Code that draws figures
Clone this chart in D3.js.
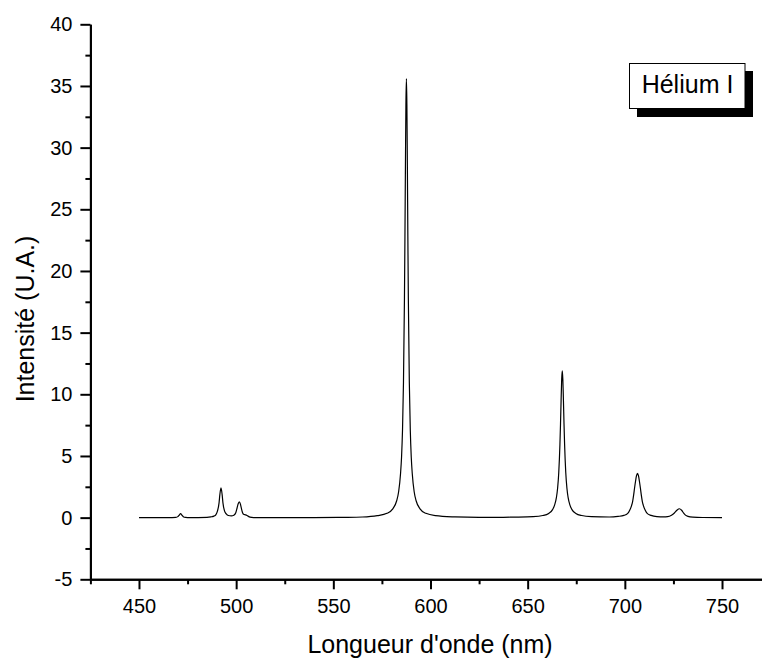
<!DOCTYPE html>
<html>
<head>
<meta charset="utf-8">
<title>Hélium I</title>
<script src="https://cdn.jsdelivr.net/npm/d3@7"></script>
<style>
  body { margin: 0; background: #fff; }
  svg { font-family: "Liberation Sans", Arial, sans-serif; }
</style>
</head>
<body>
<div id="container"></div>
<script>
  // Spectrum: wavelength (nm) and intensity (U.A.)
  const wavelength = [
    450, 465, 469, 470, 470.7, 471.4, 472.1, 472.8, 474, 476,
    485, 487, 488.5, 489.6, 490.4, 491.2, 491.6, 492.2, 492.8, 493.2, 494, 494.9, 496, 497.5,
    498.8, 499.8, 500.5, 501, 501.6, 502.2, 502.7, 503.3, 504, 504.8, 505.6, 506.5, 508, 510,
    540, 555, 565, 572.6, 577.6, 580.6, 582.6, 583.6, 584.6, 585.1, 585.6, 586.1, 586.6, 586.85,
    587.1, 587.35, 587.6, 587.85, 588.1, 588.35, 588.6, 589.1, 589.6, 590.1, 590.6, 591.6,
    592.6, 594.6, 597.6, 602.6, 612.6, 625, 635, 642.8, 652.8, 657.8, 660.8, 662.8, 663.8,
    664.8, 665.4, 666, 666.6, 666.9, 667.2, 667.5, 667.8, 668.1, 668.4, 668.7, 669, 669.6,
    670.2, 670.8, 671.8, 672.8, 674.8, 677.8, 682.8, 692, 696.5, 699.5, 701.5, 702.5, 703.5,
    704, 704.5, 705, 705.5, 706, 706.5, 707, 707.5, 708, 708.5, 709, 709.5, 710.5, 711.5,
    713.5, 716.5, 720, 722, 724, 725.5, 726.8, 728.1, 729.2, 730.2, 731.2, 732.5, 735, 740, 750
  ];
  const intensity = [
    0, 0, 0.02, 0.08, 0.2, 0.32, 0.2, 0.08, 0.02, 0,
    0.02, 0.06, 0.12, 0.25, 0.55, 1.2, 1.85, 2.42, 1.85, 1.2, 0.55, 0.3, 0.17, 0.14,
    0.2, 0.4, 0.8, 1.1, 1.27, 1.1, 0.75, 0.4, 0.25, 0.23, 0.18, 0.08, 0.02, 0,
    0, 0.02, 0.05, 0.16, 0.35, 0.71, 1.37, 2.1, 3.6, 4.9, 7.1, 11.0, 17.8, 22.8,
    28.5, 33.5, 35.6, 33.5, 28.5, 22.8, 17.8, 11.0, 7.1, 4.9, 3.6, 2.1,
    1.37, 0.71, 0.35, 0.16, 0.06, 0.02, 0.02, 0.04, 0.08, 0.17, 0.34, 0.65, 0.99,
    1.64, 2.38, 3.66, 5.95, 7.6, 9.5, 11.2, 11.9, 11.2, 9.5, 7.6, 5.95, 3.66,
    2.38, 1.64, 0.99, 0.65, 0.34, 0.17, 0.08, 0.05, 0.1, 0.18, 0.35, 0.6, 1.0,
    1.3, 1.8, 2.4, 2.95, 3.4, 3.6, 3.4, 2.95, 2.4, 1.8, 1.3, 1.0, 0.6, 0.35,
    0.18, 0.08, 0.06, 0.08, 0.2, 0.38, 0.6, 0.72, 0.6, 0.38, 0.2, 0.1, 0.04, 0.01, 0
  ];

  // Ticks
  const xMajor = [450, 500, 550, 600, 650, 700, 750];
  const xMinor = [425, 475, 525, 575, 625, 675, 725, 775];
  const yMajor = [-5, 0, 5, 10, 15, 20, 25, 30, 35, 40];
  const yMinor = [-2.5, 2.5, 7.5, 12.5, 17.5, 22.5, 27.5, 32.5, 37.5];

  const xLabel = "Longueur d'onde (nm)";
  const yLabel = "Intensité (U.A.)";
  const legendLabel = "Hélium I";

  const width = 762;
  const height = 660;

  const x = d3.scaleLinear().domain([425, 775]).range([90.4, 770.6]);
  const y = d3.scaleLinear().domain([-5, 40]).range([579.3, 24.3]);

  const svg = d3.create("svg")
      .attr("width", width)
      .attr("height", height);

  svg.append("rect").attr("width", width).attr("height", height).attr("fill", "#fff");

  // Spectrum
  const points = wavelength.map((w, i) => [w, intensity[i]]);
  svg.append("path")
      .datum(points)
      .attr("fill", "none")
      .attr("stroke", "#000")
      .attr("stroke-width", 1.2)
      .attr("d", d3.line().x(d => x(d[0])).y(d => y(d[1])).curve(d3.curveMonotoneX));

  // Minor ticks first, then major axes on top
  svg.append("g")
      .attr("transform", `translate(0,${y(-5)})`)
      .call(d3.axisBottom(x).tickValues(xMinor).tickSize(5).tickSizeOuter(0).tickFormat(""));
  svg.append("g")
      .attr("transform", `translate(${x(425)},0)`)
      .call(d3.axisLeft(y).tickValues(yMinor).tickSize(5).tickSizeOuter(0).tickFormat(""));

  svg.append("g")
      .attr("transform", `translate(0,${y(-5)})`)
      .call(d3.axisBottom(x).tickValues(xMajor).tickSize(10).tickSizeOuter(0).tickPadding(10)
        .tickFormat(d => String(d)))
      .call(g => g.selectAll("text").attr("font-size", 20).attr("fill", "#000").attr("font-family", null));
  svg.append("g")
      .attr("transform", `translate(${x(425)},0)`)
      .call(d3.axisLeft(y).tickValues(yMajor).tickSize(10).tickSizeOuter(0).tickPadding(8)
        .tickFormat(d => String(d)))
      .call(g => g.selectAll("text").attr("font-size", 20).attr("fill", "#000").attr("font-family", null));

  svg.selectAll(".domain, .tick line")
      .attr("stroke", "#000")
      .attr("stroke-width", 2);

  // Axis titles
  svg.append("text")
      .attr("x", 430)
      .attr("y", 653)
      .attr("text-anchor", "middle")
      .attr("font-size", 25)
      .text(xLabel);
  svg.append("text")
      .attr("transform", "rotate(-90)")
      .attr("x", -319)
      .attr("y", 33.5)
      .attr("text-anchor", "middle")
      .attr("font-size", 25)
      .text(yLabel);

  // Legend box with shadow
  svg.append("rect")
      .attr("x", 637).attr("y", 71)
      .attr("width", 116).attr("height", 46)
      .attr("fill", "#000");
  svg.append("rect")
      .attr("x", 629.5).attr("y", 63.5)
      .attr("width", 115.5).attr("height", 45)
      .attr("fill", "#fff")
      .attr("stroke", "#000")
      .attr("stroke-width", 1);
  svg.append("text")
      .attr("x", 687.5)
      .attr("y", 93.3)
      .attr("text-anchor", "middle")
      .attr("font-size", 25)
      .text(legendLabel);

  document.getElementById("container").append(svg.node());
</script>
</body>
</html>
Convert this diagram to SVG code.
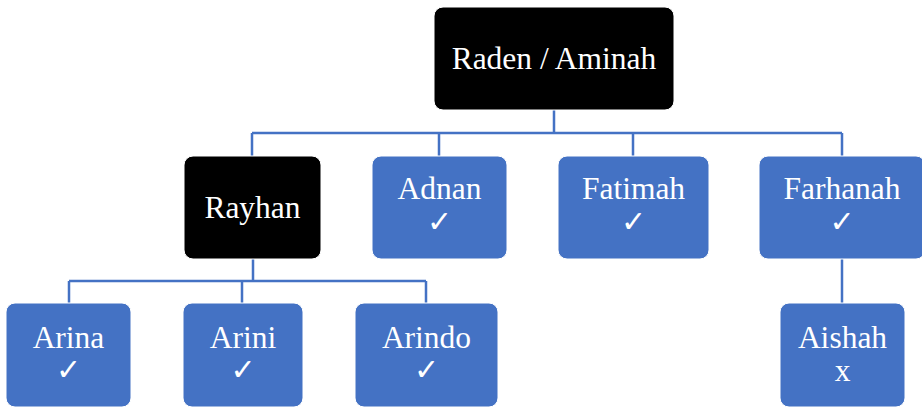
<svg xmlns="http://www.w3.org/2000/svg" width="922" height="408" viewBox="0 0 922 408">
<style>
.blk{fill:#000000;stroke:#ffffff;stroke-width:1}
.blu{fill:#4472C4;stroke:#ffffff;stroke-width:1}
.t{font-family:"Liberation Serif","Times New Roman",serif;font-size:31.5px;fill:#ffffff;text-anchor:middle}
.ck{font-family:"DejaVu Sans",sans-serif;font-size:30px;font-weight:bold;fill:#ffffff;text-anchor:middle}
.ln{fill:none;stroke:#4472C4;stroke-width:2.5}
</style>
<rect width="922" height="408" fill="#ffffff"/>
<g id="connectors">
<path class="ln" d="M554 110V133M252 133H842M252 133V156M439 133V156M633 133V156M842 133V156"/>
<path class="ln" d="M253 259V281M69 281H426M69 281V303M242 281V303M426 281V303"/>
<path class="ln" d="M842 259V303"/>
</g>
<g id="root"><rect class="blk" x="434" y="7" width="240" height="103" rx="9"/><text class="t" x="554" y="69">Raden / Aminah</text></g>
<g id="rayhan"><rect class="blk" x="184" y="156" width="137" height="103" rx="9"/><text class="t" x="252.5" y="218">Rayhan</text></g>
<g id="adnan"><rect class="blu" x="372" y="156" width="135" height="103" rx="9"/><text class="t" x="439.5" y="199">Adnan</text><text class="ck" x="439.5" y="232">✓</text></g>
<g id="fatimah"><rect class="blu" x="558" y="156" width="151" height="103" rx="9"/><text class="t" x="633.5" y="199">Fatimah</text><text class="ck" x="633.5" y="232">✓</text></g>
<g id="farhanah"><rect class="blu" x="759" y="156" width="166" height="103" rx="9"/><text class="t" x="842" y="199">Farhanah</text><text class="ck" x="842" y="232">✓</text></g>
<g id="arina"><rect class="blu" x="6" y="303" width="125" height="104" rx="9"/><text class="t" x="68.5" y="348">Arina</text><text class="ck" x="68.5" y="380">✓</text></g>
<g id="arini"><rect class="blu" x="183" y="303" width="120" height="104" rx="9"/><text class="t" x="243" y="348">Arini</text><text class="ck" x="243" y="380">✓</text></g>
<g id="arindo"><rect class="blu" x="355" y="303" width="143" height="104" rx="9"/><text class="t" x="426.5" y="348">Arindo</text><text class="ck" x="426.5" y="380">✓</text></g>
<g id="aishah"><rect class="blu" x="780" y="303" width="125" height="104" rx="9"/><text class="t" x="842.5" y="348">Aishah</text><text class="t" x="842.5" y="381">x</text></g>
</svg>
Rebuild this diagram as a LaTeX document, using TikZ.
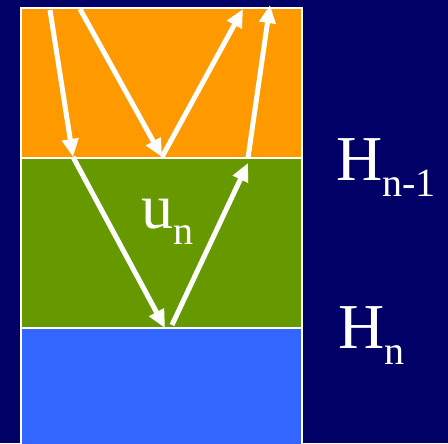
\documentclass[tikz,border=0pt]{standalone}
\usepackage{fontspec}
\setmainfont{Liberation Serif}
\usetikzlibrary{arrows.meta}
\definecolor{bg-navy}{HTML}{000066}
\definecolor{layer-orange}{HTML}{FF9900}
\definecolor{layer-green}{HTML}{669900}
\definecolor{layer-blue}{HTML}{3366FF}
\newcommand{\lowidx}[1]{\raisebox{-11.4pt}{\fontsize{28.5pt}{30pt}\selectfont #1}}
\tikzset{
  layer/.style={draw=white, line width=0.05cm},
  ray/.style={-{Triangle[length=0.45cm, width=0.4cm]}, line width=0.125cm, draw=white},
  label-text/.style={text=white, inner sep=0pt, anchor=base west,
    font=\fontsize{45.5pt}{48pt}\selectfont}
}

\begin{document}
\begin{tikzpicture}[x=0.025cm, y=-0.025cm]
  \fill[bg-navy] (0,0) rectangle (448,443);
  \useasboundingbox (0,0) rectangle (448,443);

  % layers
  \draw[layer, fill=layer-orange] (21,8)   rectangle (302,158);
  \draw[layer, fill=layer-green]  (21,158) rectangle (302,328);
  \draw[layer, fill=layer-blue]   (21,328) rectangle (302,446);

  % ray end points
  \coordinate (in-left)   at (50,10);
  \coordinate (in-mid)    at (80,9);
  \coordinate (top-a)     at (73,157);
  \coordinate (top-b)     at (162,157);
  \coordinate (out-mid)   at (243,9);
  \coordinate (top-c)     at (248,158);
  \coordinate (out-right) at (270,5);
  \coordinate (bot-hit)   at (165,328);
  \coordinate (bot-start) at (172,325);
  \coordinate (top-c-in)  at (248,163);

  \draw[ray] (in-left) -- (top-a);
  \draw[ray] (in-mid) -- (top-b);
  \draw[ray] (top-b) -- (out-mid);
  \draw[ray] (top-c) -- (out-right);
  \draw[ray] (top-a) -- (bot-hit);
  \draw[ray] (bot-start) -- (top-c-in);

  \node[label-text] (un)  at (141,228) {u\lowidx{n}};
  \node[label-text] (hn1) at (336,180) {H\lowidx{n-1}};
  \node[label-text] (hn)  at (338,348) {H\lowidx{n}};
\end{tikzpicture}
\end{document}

◆ **WHAT YOU ARE ASKED TO DO**
Extract all lines from the data in which "diagram" is found.

◆ **WRITTEN RESPONSE**
Convert this diagram to SVG code.
Rebuild this diagram as a LaTeX document, using TikZ.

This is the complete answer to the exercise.